• Work to complete:
Print the material below exactly as it stands, please, from its first line to the line holding "import * as", with no pictures.

--- BEGIN ---

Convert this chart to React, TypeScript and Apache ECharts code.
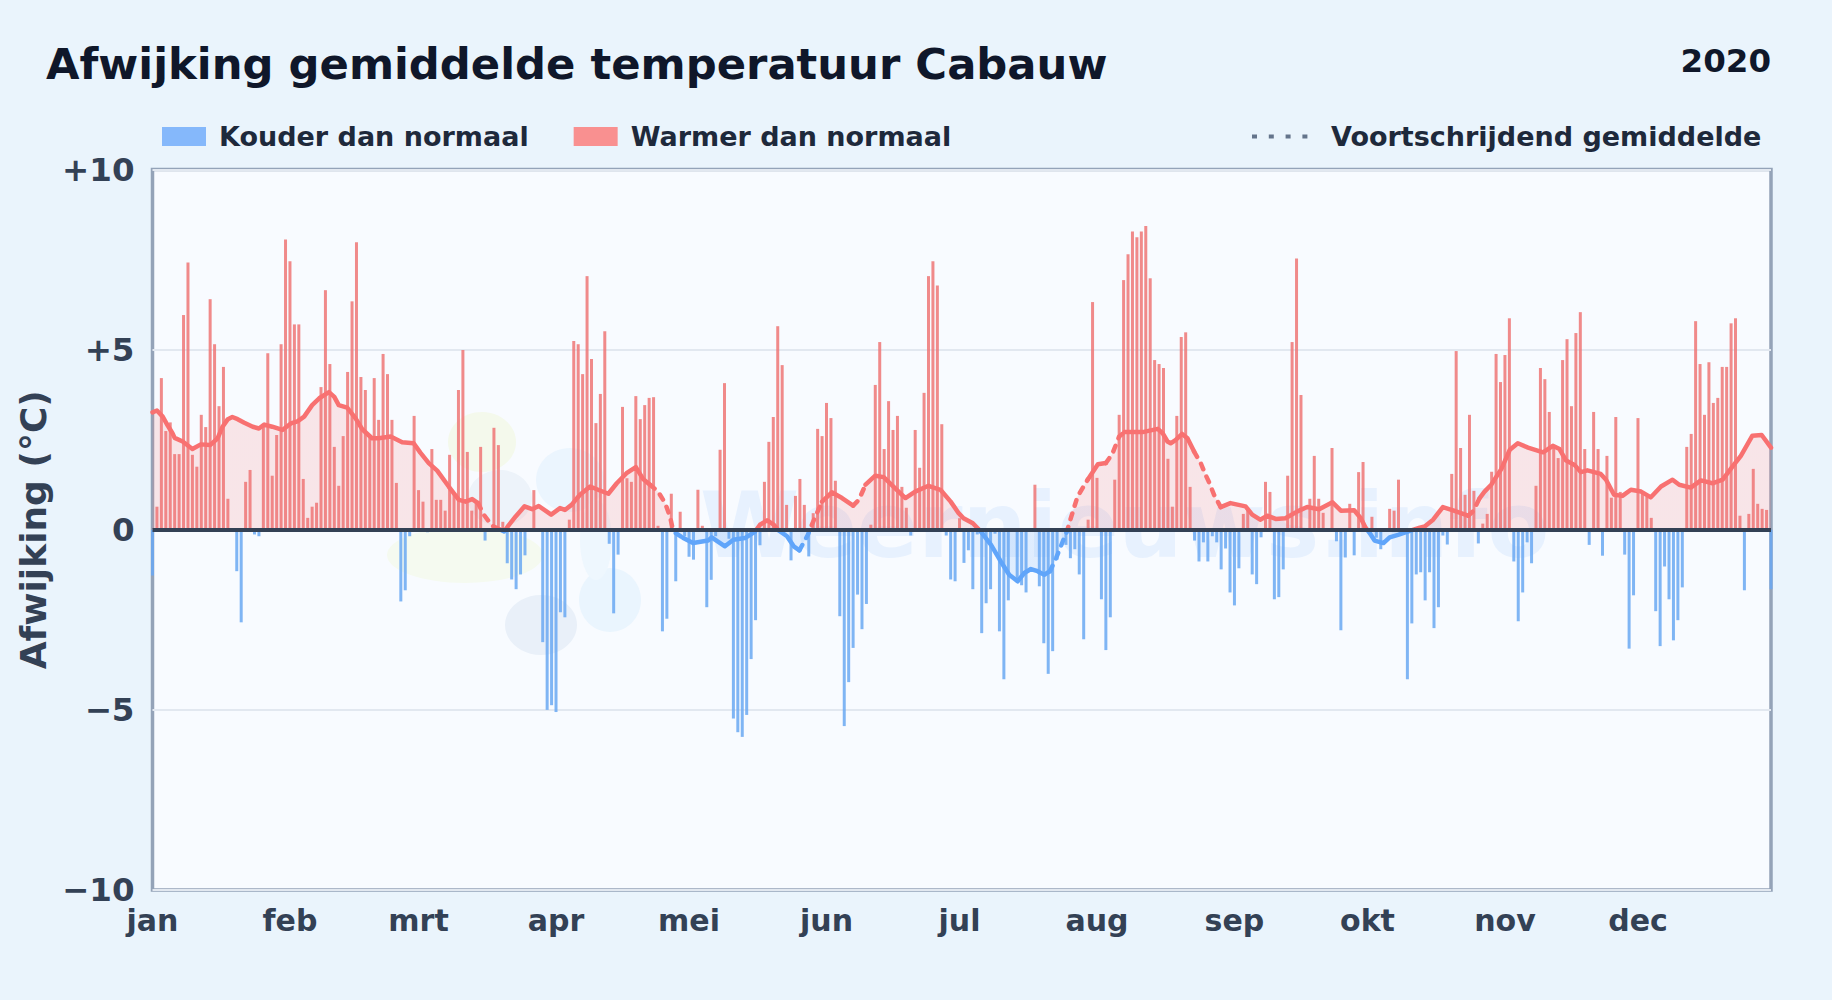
import React, { useEffect, useRef } from "react";
import * as echarts from "echarts";

const TITLE = "Afwijking gemiddelde temperatuur Cabauw";
const YEAR = "2020";
const Y_AXIS_NAME = "Afwijking (°C)";
const COLD_NAME = "Kouder dan normaal";
const WARM_NAME = "Warmer dan normaal";
const AVG_NAME = "Voortschrijdend gemiddelde";
const WATERMARK = "Weernieuws.info";

const monthLabels = ["jan", "feb", "mrt", "apr", "mei", "jun", "jul", "aug", "sep", "okt", "nov", "dec"];
const monthStarts = [0, 31, 60, 91, 121, 152, 182, 213, 244, 274, 305, 335];

// daily deviation (deg C), 1 Jan - 31 Dec 2020
const dailyValues = [
  -1.27, 0.64, 4.21, 2.74, 2.98, 2.1, 2.1, 5.96, 7.42, 2.08, 1.75, 3.19, 2.85, 6.4, 5.15, 3.43, 4.52, 0.86, 0, -1.15,
  -2.57, 1.33, 1.66, -0.13, -0.18, 2.86, 4.9, 1.5, 2.63, 5.15, 8.06, 7.45, 5.7, 5.7, 1.41, 0.33, 0.64, 0.75, 3.96, 6.65,
  4.6, 2.3, 1.22, 2.6, 4.38, 6.34, 7.98, 4.24, 3.88, 2.6, 4.21, 3.05, 4.88, 4.32, 3.05, 1.3, -1.99, -1.68, -0.18, 3.16,
  1.1, 0.78, -0.07, 2.24, 0.83, 0.83, 0.53, 2.08, 1.0, 3.88, 4.99, 2.16, 0.53, 0.75, 2.3, -0.3, 0, 2.83, 2.35, 0.22,
  -0.93, -1.38, -1.65, -1.24, -0.71, 0, 1.1, 0, -3.12, -5.0, -4.87, -5.06, -2.29, -2.43, 0.28, 5.24, 5.15, 4.32, 7.04, 4.74,
  2.96, 3.77, 5.51, -0.39, -2.32, -0.69, 3.41, 1.43, 1.33, 3.71, 3.07, 3.46, 3.66, 3.68, 0.11, -2.82, -2.47, 1.0, -1.43, 0.5,
  -0.18, -0.75, -0.83, 1.11, 0.11, -2.15, -1.39, -0.18, 2.22, 4.07, -0.25, -5.24, -5.62, -5.75, -5.14, -3.59, -2.51, -0.43, 1.33, 2.44,
  3.13, 5.65, 4.57, 0.69, -0.85, 0.94, 1.41, 0.69, -0.74, 0.46, 2.8, 2.6, 3.52, 3.1, 1.36, -2.4, -5.45, -4.23, -3.28, -1.8,
  -2.76, -2.06, 0.14, 4.02, 5.21, 2.24, 3.57, 2.77, 3.16, 1.19, 0.61, -0.16, 2.77, 1.72, 3.8, 7.04, 7.45, 6.78, 2.93, -0.16,
  -1.38, -1.43, 0.32, -0.92, -0.57, -1.65, -0.13, -2.87, -2.04, -1.65, -0.11, -2.82, -4.15, -1.96, 0, -1.46, -1.54, -1.74, 0, 1.25,
  -1.57, -3.15, -4.0, -3.37, -0.83, 0, -0.42, -0.79, -0.54, -1.24, -3.04, 0.28, 6.32, 1.44, -1.93, -3.34, -2.43, 1.39, 3.19, 6.93,
  7.65, 8.28, 8.12, 8.28, 8.43, 6.98, 4.71, 4.6, 4.49, 1.97, 0.64, 3.16, 5.35, 5.48, 1.19, -0.3, -0.88, -0.35, -0.88, -0.18,
  -0.35, -1.1, -0.52, -1.74, -2.1, -1.07, 0.44, 0.55, -1.24, -1.51, -0.21, 1.33, 1.05, -1.93, -1.87, -1.1, 1.5, 5.21, 7.53, 3.74,
  0, 0.86, 2.05, 0.86, 0.47, 0, 2.27, -0.32, -2.79, -0.77, 0.72, -0.71, 1.6, 1.88, 0, 0.36, -0.22, -0.54, 0, 0.58,
  0.53, 1.39, 0, -4.15, -2.6, -1.24, -1.18, -1.96, -1.18, -2.73, -2.15, -0.16, -0.41, 1.55, 4.96, 2.27, 0.97, 3.19, 1.08, -0.38,
  0.17, 0.44, 1.61, 4.88, 4.1, 4.85, 5.87, -0.88, -2.54, -1.74, -0.35, -0.93, 1.22, 4.49, 4.18, 3.27, 2.31, 1.99, 4.71, 5.29,
  3.43, 5.46, 6.04, 2.24, -0.42, 3.27, 2.24, -0.72, 2.05, 0.89, 3.13, 1.05, -0.69, -3.3, -1.82, 3.1, 1.0, 0.92, 0.33, -2.26,
  -3.23, -1.02, -1.93, -3.07, -2.51, -1.6, 2.3, 2.66, 5.79, 4.6, 3.19, 4.65, 3.52, 3.66, 4.52, 4.52, 5.73, 5.87, 0.39, -1.68,
  0.44, 1.69, 0.72, 0.58, 0.55, -1.65,
];

// running mean
const avgDays = [
  0, 1, 2.3, 3.4, 4.5, 5, 6.8, 9, 10.9, 13, 14.7, 15.8, 17, 18, 19.2, 20.7, 22.6, 24, 25.2, 27, 29.3, 31.2, 32.7, 34.2, 36, 37.6, 39.8, 41, 42, 43.9,
  45.8, 47.3, 49.5, 51, 53.7, 56.3, 58.9, 60.4, 62.3, 64.2, 66.8, 69.1, 70.6, 72.1, 73.4, 74.7, 76.6, 78.5, 79.3, 80, 81.9, 83.9, 85.6, 87.1, 89.9, 91.9,
  93, 94.5, 96.4, 98.7, 100.9, 102.8, 104.7, 106.9, 109, 110.7, 112.2, 114, 115.6, 116.7, 117.2, 118, 119.7, 121.9, 125.3, 126.1, 129.1, 131, 133.6, 135.9, 137,
  138.6, 140.1, 141.2, 143.1, 144.6, 145.9, 147.8, 148.4, 149.5, 151, 153.2, 155.5, 158, 159.3, 160.8, 163, 164.9, 167.5, 169.8, 172, 175, 177.7, 180, 181.8, 182.9,
  185, 186.8, 189.1, 191.3, 193.2, 195.1, 196.6, 198.1, 199.6, 201.1, 202.4, 203.8, 205.3, 206.2, 207.1, 208.6, 210.9, 213.2, 215, 216.5, 218, 219.2, 223.3, 226.7, 227.8, 228.9,
  229.6, 230.7, 232.2, 233.4, 234.9, 236.4, 237.5, 238.2, 239.4, 240.9, 243.1, 246.5, 248, 249.8, 251.4, 253.3, 255.5, 258.2, 260.4, 263.1, 266.1, 268, 271, 272.5, 273.6,
  274.5, 275.6, 277.6, 279, 280.9, 283.9, 285.8, 286.9, 288.8, 291, 293.3, 296.7, 297.8, 299.3, 300.4, 301.9, 304.2, 306.1, 307.9, 310.2, 313.6, 315.8, 317.3, 318.8,
  320.7, 322.1, 323.6, 326.6, 327.8, 329.6, 331.5, 333.4, 335.7, 337.9, 340.2, 342.8, 344.3, 346.9, 349.2, 351.8, 354.1, 356.3, 358.2, 360.8, 362.9, 365,
];
const avgValues = [
  3.26, 3.31, 3.14, 2.9, 2.68, 2.55, 2.45, 2.24, 2.37, 2.35, 2.54, 2.86, 3.07, 3.13, 3.07, 2.97, 2.86, 2.81, 2.92, 2.86, 2.77, 2.95, 3.01, 3.14, 3.46, 3.65, 3.82, 3.69, 3.46, 3.39,
  3.09, 2.79, 2.54, 2.54, 2.59, 2.43, 2.4, 2.14, 1.85, 1.64, 1.2, 0.83, 0.78, 0.85, 0.74, 0.42, 0.11, 0, -0.05, 0.07, 0.37, 0.65, 0.57, 0.66, 0.42, 0.6,
  0.55, 0.69, 0.97, 1.2, 1.09, 1.0, 1.29, 1.57, 1.74, 1.4, 1.25, 1.06, 0.74, 0.37, 0.09, -0.09, -0.23, -0.37, -0.3, -0.21, -0.46, -0.28, -0.23, -0.05, 0.14,
  0.26, 0.14, -0.02, -0.18, -0.46, -0.57, -0.14, 0.05, 0.37, 0.78, 1.04, 0.88, 0.67, 0.83, 1.25, 1.5, 1.46, 1.15, 0.88, 1.06, 1.22, 1.11, 0.78, 0.46, 0.32,
  0.18, -0.05, -0.42, -0.88, -1.25, -1.43, -1.2, -1.09, -1.15, -1.25, -1.15, -0.78, -0.32, -0.05, 0.32, 0.92, 1.39, 1.82, 1.85, 2.12, 2.59, 2.71, 2.71, 2.8, 2.68, 2.45,
  2.4, 2.49, 2.66, 2.54, 2.17, 1.85, 1.52, 1.34, 0.97, 0.63, 0.74, 0.65, 0.42, 0.28, 0.39, 0.3, 0.32, 0.51, 0.63, 0.57, 0.76, 0.53, 0.54, 0.32, 0.05,
  -0.09, -0.3, -0.37, -0.21, -0.14, -0.02, 0.06, 0.09, 0.28, 0.63, 0.54, 0.39, 0.51, 0.88, 1.06, 1.25, 1.69, 2.22, 2.4, 2.28, 2.15, 2.33, 2.24, 1.92,
  1.8, 1.6, 1.65, 1.55, 1.39, 0.97, 0.94, 1.11, 1.06, 0.9, 1.2, 1.39, 1.25, 1.17, 1.37, 1.29, 1.39, 1.75, 2.05, 2.61, 2.63, 2.28,
];
// stretches of the running mean that are drawn as dashes
const dashedRanges = [
  [74, 78], [113.5, 118], [147, 150], [159, 160], [203, 209], [215.5, 218], [236, 240], [297, 299],
];

const FONT = "DejaVu Sans";
const RED = "#f87171";
const BLUE = "#60a5fa";

const inDash = (d: number) => dashedRanges.some(([a, b]) => d >= a && d <= b);

export default function App() {
  const ref = useRef<HTMLDivElement>(null);
  useEffect(() => {
    document.body.style.margin = "0";
    const chart = echarts.init(ref.current!, undefined, { renderer: "svg" });

    const warm = dailyValues.map((v, i) => [i, v > 0 ? v : null]);
    const cold = dailyValues.map((v, i) => [i, v < 0 ? v : null]);
    const avgAll = avgDays.map((d, i) => [d, avgValues[i]]);
    const avgSolid = avgDays.map((d, i) => [d, inDash(d) ? null : avgValues[i]]);
    const avgDash = avgDays.map((d, i) => {
      const near = inDash(d) || (i > 0 && inDash(avgDays[i - 1])) || (i < avgDays.length - 1 && inDash(avgDays[i + 1]));
      return [d, near ? avgValues[i] : null];
    });

    const blob = (cx: number, cy: number, rx: number, ry: number, fill: string) => ({
      type: "ellipse", z: 1, silent: true, shape: { cx, cy, rx, ry }, style: { fill },
    });

    chart.setOption({
      animation: false,
      backgroundColor: "#eaf4fc",
      title: [
        { text: TITLE, left: 41, top: 37, textStyle: { fontFamily: FONT, fontWeight: "bold", fontSize: 43.3, color: "#0f172a" } },
        { text: YEAR, right: 56, top: 39, textStyle: { fontFamily: FONT, fontWeight: "bold", fontSize: 32.5, color: "#0f172a" } },
      ],
      legend: [
        {
          left: 157, top: 118, itemWidth: 44, itemHeight: 19, itemGap: 45,
          data: [
            { name: COLD_NAME, icon: "rect", itemStyle: { color: "#85b8fb", opacity: 1 } },
            { name: WARM_NAME, icon: "rect", itemStyle: { color: "#f99090", opacity: 1 } },
          ],
          textStyle: { fontFamily: FONT, fontWeight: "bold", fontSize: 27, color: "#1e293b", padding: [0, 0, 0, 8] },
          selectedMode: false,
        },
        {
          left: 1245, top: 118, itemWidth: 56, itemHeight: 19,
          data: [{ name: AVG_NAME }],
          itemStyle: { color: "transparent", opacity: 0, borderWidth: 0 },
          lineStyle: { color: "#64748b", type: [5, 11.8], width: 4, cap: "butt", opacity: 1 },
          textStyle: { fontFamily: FONT, fontWeight: "bold", fontSize: 27, color: "#1e293b", padding: [0, 0, 0, 18] },
          selectedMode: false,
        },
      ],
      grid: {
        left: 152.5, right: 61, top: 169.5, bottom: 110, show: true,
        backgroundColor: "#f8fbff", borderColor: "#94a3b8", borderWidth: 3.5, containLabel: false,
      },
      xAxis: {
        type: "value", min: 0, max: 365,
        splitLine: { show: false }, axisLine: { show: false }, axisTick: { show: false },
        axisLabel: {
          customValues: monthStarts,
          formatter: (v: number) => monthLabels[monthStarts.indexOf(v)] ?? "",
          fontFamily: FONT, fontWeight: "bold", fontSize: 30, color: "#334155", margin: 15,
        },
      },
      yAxis: {
        type: "value", min: -10, max: 10, interval: 5,
        name: Y_AXIS_NAME, nameLocation: "middle", nameRotate: 90, nameGap: 97,
        nameTextStyle: { fontFamily: FONT, fontWeight: "bold", fontSize: 36, color: "#334155" },
        axisLine: { show: false }, axisTick: { show: false },
        splitLine: { lineStyle: { color: "#e2e8f0", width: 2 } },
        axisLabel: {
          fontFamily: FONT, fontWeight: "bold", fontSize: 32.5, color: "#334155", margin: 18,
          formatter: (v: number) => (v > 0 ? `+${v}` : v < 0 ? `\u2212${-v}` : "0"),
        },
      },
      visualMap: {
        show: false, type: "piecewise", dimension: 1, seriesIndex: [0, 3, 4],
        pieces: [
          { lt: -100, color: BLUE },
          { gte: -100, lt: 0, color: BLUE },
          { gte: 0, lt: 100, color: RED },
          { gte: 100, color: RED },
        ],
      },
      graphic: [
        blob(482, 442, 34, 30, "#f4f9ec"),
        blob(465, 555, 78, 28, "#f5faf0"),
        blob(500, 498, 32, 28, "#edf3fa"),
        blob(541, 625, 36, 30, "#e9f0f9"),
        blob(570, 480, 34, 32, "#ebf5fe"),
        blob(610, 600, 31, 32, "#eaf5fe"),
        blob(596, 540, 16, 40, "#eef7fe"),
        {
          type: "text", z: 1, silent: true, x: 700, y: 480,
          style: { text: WATERMARK, fontFamily: FONT, fontWeight: "bold", fontSize: 90, fill: "rgba(96,165,250,0.11)" },
        },
      ],
      series: [
        {
          name: "area", type: "line", data: avgAll, symbol: "none", z: 2, silent: true,
          lineStyle: { width: 0 }, areaStyle: { opacity: 0.16 },
        },
        {
          name: COLD_NAME, type: "bar", data: cold, barWidth: 3, barGap: "-100%", z: 3,
          itemStyle: { color: "#6aa8f2", opacity: 0.85 },
        },
        {
          name: WARM_NAME, type: "bar", data: warm, barWidth: 3, barGap: "-100%", z: 3,
          itemStyle: { color: "#ef7575", opacity: 0.85 },
          markLine: {
            silent: true, symbol: "none", label: { show: false }, z: 6,
            lineStyle: { color: "#334155", width: 4, type: "solid", opacity: 1 },
            data: [{ yAxis: 0 }],
          },
        },
        {
          name: AVG_NAME, type: "line", data: avgSolid, symbol: "none", z: 5, connectNulls: false,
          lineStyle: { width: 4.5, cap: "round", join: "round" },
        },
        {
          name: AVG_NAME + " ", type: "line", data: avgDash, symbol: "none", z: 5, connectNulls: false,
          lineStyle: { width: 4.5, type: [6, 8], cap: "round", join: "round" },
        },
      ],
    });
    return () => chart.dispose();
  }, []);
  return <div ref={ref} style={{ width: 1832, height: 1000 }} />;
}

--- END ---

• Task solution:
Convert this chart to React, TypeScript and Apache ECharts code.
import React, { useEffect, useRef } from "react";
import * as echarts from "echarts";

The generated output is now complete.